When and how to start planning for college depends on the age of your child. If your child is still an infant, planning for college can be as simple as saving a little money every month for future college expenses. You’ll want to start considering the different options available to set money aside for college.
Preparing for college expenses is only one aspect of planning. As your child gets older, you also will need to consider where your child will go to school, what he or she wants to study, and what additional funds may be available to help pay for college.
Use this timeline as a guide to help you start planning for your child's college education:
From Birth to Preschool
- Start saving for college as soon as possible. The earlier you start, the more money you'll have for college.
- Read, play and talk with your child. Studies show that engaged families raise children who will likely become successful.
- Take an active role in your child's education.
During Elementary and Middle School
- Continue to save for college. Make sure that the funds are growing to your expectations.
- Encourage your child to pursue activities he or she is interested in. Extracurricular activities not only look good on a college application, they also improve academic performance.
- Continue to spend quality time with your child and take an active role in his or her education.
During High School
Now is the time to kick your college planning into high gear.
In the 9th Grade:
- Consider enrolling your child in Advanced Placement (AP) courses for college credit. AP courses can help reduce the overall cost of college by enabling your child to earn college credit while still in high school.
- Encourage your child to start considering career options. What might your child like to do? To study? Where?
- Stress the importance of studying and getting good grades. Your child's GPA (Grade Point Average) will play a role in his or her admittance into his or her college of choice.
In the 10th Grade:
- Encourage your child to meet with a school counselor to discuss college options.
- Consider options for college preparatory tests such as the PSAT.
- Attend any college planning workshops/events at your child's school.
- Continue to encourage your child to consider career and school options.

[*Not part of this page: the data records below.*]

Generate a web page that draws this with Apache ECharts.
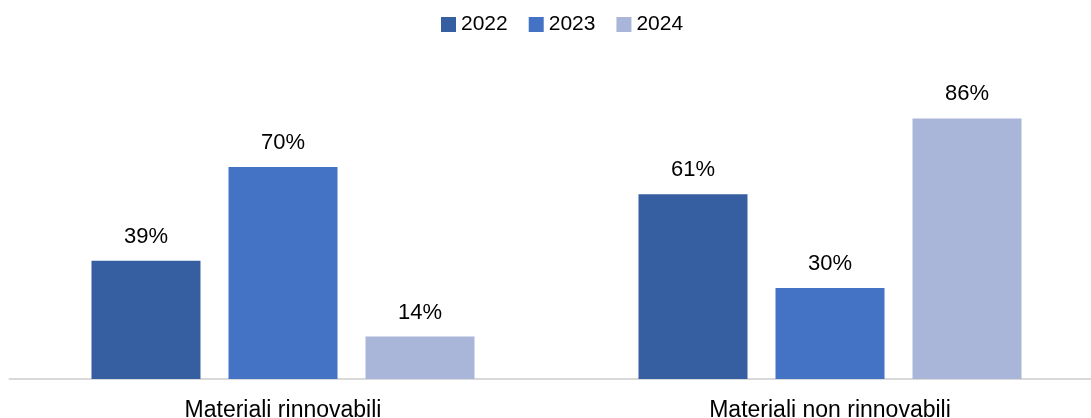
<!DOCTYPE html>
<html>
<head>
<meta charset="utf-8">
<script src="https://cdn.jsdelivr.net/npm/echarts@6/dist/echarts.min.js"></script>
<style>html,body{margin:0;padding:0;background:#fff}#c{width:1091px;height:418px}</style>
</head>
<body>
<div id="c"></div>
<script>
const categories = ["Materiali rinnovabili", "Materiali non rinnovabili"];
const seriesNames = ["2022", "2023", "2024"];
const values2022 = [39, 61];
const values2023 = [70, 30];
const values2024 = [14, 86];
const colors = ["#355FA0", "#4472C4", "#A9B6DA"];

const chart = echarts.init(document.getElementById('c'));
const font = "'Liberation Sans', Arial, sans-serif";
const data = [values2022, values2023, values2024];
chart.setOption({
  animation: false,
  legend: {
    top: 9, left: 436, itemWidth: 15, itemHeight: 15, itemGap: 21,
    textStyle: { fontFamily: font, fontSize: 21, color: '#000' },
    data: seriesNames.map(n => ({ name: n, icon: 'rect' }))
  },
  grid: { left: 9.5, right: -12.5, top: 76, bottom: 39, containLabel: false, outerBoundsMode: 'none' },
  xAxis: {
    type: 'category', data: categories,
    axisLine: { lineStyle: { color: '#d9d9d9', width: 2 } },
    axisTick: { show: false },
    axisLabel: { fontFamily: font, fontSize: 23, color: '#000', margin: 20 }
  },
  yAxis: { type: 'value', min: 0, max: 100, show: false, splitLine: { show: false } },
  series: seriesNames.map((n, i) => ({
    name: n, type: 'bar', data: data[i], barWidth: 109, barGap: '25.7%',
    itemStyle: { color: colors[i] },
    label: { show: true, position: 'top', distance: 13, formatter: '{c}%', fontFamily: font, fontSize: 22, color: '#000' }
  }))
});
</script>
</body>
</html>
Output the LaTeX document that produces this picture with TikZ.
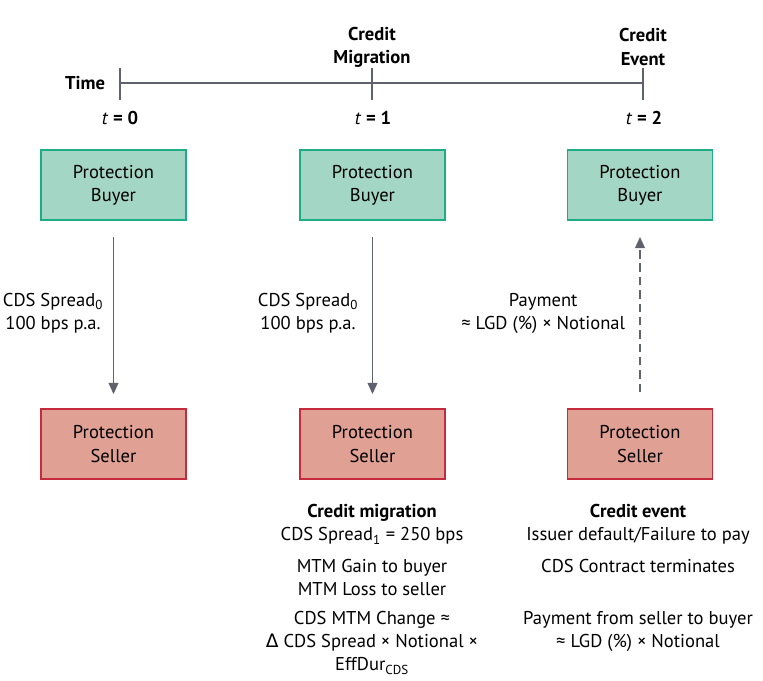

- Encourage your child to get a part-time job. Working helps build character and it also can help contribute to future college costs.
In the 11th Grade:
- In the spring, make sure that your child is registered for the SAT and/or the ACT exams.
- Start to narrow down college choices. Gather applications and visit prospective colleges with your child, if possible.
- Encourage your child to start researching scholarships that may be available. (The deadlines for some scholarship applications is the summer between 11th and 12th grades.)
In the 12th Grade:
- Encourage your child to keep studying. Curb any "senioritis" by reminding your child that his or her senior grades can affect scholarship eligibility.
- Remind your child to solicit letters of recommendation long before college applications are due.
- Work with your child to prepare college applications, paying special attention to instructions and deadlines.
- If your child has been accepted by various colleges, review and compare the offers based on total cost and student aid available.